Private viewings and yard visits are marketing moments. Brief captains and crew on messaging. Align what the owner allows to be said. Discretion about who is aboard and why is part of the service promise.
Sponsorships and editorial placements work when the audience is true UHNW or the professional network around them (family offices, captains, managers). Vanity placements in unrelated lifestyle media rarely move steel.
Relationship architecture and CRM discipline
The market is small enough that memory is a CRM. Still use a real system. Log owners, advisors, co-brokers, and vessel interests with notes on privacy preferences. Never blast a sensitive listing to the entire book. Segment by genuine fit.
Co-brokerage etiquette is brand. Clear rules on sharing, commission conversations, and client protection keep your reputation intact. Short-term listing wins that burn partners cost more than they earn.
After-sale and after-charter communication can create the next mandate. A quiet check-in after delivery, or a useful introduction, keeps you in the owner's short list without noise.

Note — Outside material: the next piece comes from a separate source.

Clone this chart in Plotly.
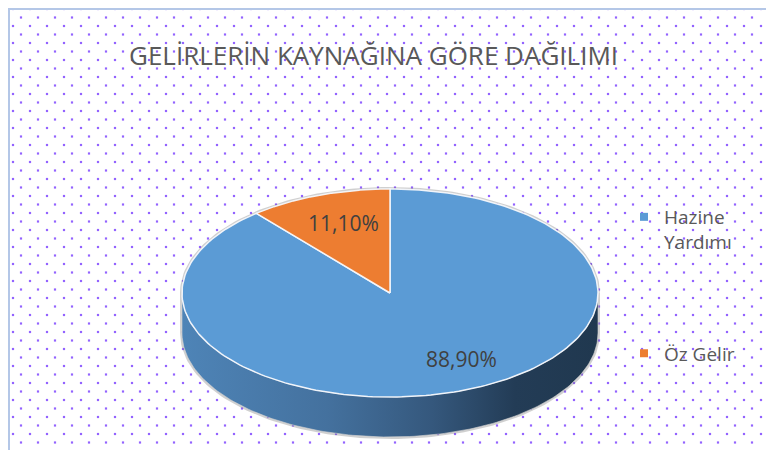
import numpy as np
import plotly.graph_objects as go

# ---- data ----
categories = ["Hazine Yardımı", "Öz Gelir"]
legend_names = ["Hazine<br>Yardımı", "Öz Gelir"]
values = [88.9, 11.1]
title_text = "GELİRLERİN KAYNAĞINA GÖRE DAĞILIMI"

# ---- style ----
W, H = 774, 450
OFF = 8  # page body margin
FW, FH = W - OFF, H - OFF
CX, CY, RX, RY, DEPTH = 390, 293, 208, 104, 40
top_colors = ["#5b9bd5", "#ed7d31"]
side_scales = [
    [[0, "#4e84b7"], [0.35, "#44719e"], [0.6, "#35587d"], [0.8, "#233c56"], [1, "#20384f"]],
    [[0, "#c9692a"], [1, "#7a3d15"]],
]
label_pos = [(461, 359), (343, 223)]
TXT = "#595959"
FONT = "Open Sans"


def pt(theta_deg, dy=0.0):
    t = np.radians(theta_deg)
    return CX + RX * np.cos(t), CY - RY * np.sin(t) + dy


fig = go.Figure()

# dotted background pattern
dx, dyy = [], []
j = 0
y = 9.0
while y < H:
    x = 13.0 if j % 2 == 0 else 21.0
    while x < W:
        dx.append(x)
        dyy.append(y)
        x += 17
    y += 8.5
    j += 1
fig.add_trace(go.Scatter(x=dx, y=dyy, mode="markers",
                         marker=dict(symbol="square", size=2.2, color="#9363ff", line=dict(width=0)),
                         hoverinfo="skip", showlegend=False))

# slice angle ranges (start at 12 o'clock, clockwise)
total = sum(values)
ranges = []
a = 90.0
for v in values:
    b = a - 360.0 * v / total
    ranges.append((b, a))
    a = b

# shadow silhouette
th1 = np.linspace(0, 180, 120)
th2 = np.linspace(180, 360, 120)
sx = [pt(t)[0] for t in th1] + [pt(t, DEPTH)[0] for t in th2] + [pt(0)[0]]
sy = [pt(t)[1] for t in th1] + [pt(t, DEPTH)[1] for t in th2] + [pt(0)[1]]
fig.add_trace(go.Scatter(x=sx, y=sy, mode="lines", line=dict(color="rgba(120,120,120,0.35)", width=4),
                         hoverinfo="skip", showlegend=False))

# sides (front visible part 180..360)
for i, (lo, hi) in enumerate(ranges):
    for k in (-1, 0, 1):
        f0, f1 = 180 + 360 * k, 360 + 360 * k
        s0, s1 = max(lo, f0), min(hi, f1)
        if s1 - s0 <= 0.01:
            continue
        th = np.linspace(s0, s1, 150)
        xs = [pt(t)[0] for t in th] + [pt(t, DEPTH)[0] for t in th[::-1]]
        ys = [pt(t)[1] for t in th] + [pt(t, DEPTH)[1] for t in th[::-1]]
        xs.append(xs[0]); ys.append(ys[0])
        fig.add_trace(go.Scatter(x=xs, y=ys, mode="lines", fill="toself",
                                 fillgradient=dict(type="horizontal", colorscale=side_scales[i]),
                                 line=dict(color="rgba(210,210,210,0.6)", width=1),
                                 hoverinfo="skip", showlegend=False))

# top faces
for i, (lo, hi) in enumerate(ranges):
    th = np.linspace(hi, lo, 240)
    xs = [CX] + [pt(t)[0] for t in th] + [CX]
    ys = [CY] + [pt(t)[1] for t in th] + [CY]
    fig.add_trace(go.Scatter(x=xs, y=ys, mode="lines", fill="toself", fillcolor=top_colors[i],
                             line=dict(color="rgba(245,248,252,0.95)", width=1.5),
                             hoverinfo="skip", showlegend=False))

# data labels
for i, v in enumerate(values):
    lx, ly = label_pos[i]
    fig.add_annotation(x=lx, y=ly, text=f"{v:.2f}%".replace(".", ","), showarrow=False,
                       font=dict(family=FONT, size=21, color="#404040"), xanchor="center", yanchor="middle")

# legend entries
for i, name in enumerate(legend_names):
    fig.add_trace(go.Scatter(x=[None], y=[None], mode="markers", name=name, legendgroup=f"g{i}",
                             marker=dict(symbol="square", size=8, color=top_colors[i])))

# title
fig.add_annotation(x=373.5, y=55, text=title_text, showarrow=False,
                   font=dict(family=FONT, size=26, color=TXT), xanchor="center", yanchor="middle")

# chart border
fig.add_shape(type="rect", x0=9, y0=9, x1=W + 10, y1=H + 10,
              line=dict(color="#b4c7e7", width=2), layer="above")

fig.update_layout(
    width=FW, height=FH,
    margin=dict(l=0, r=0, t=0, b=0),
    paper_bgcolor="white", plot_bgcolor="white",
    xaxis=dict(range=[OFF, W], visible=False, fixedrange=True),
    yaxis=dict(range=[H, OFF], visible=False, fixedrange=True),
    showlegend=True,
    legend=dict(x=(624 - OFF) / FW, y=1 - (198 - OFF) / FH, xanchor="left", yanchor="top",
                font=dict(family=FONT, size=19, color=TXT), bgcolor="rgba(0,0,0,0)",
                tracegroupgap=84, valign="top", itemwidth=30),
)

fig.write_html("out.html", config={"displayModeBar": False})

Charter, build, and brokerage crossovers
Many clients enter through charter. Marketing should allow that pathway without confusing the primary offer. Shared visual systems help; muddled offers on the homepage do not. Builders marketing new construction need longer narratives: design philosophy, yard capability, and project management proof.
Refit specialists and management companies influence sale decisions. Relationships there are part of go-to-market, not side networking. Provide them with materials that make recommending you easy.
Paid media can support awareness for broad builder brands; for brokerage of unique vessels, precision outreach and reputation usually outperform mass spend. When you test paid, land people on pages that feel private and specific.
Governance, privacy, and long cycles
Sales cycles are long. Brand campaigns should be durable. Avoid visual reinvention every season. Update inventory presentation continuously; rewrite house positioning only when the business truly changes.
Privacy policies, secure forms, and staff training on what may be shared publicly protect clients and the firm. A single careless social post can end a relationship. Make approval paths clear for listing marketing.
If you want a partner for luxury yacht marketing that respects discretion and standards, tell us about your brokerage or yard. We work with yachting teams that prefer quiet authority over volume theatrics.
Common questions
What is luxury yacht marketing?
It is the brand, digital, listing, event, and relationship system used to attract and serve ultra-high-net-worth yacht buyers and sellers. It emphasizes trust, accuracy, and discretion alongside visibility.
Do yacht brokers still need a website if they use major portals?
Yes. Portals distribute listings; a website builds the firm. Owners choosing central agency look for credibility that a portal profile alone does not provide.
How do you market a vessel that must stay off-market?
Use controlled sharing to qualified buyers and advisors, private materials, and clear confidentiality rules. Public teasers, if any, should be approved and non-identifying. CRM discipline matters more than public reach.
What metrics matter in this category?
Quality of mandates, exclusives won, qualified inquiries, and closed relationships over raw traffic. Track how often co-brokers and advisors choose to bring you opportunities.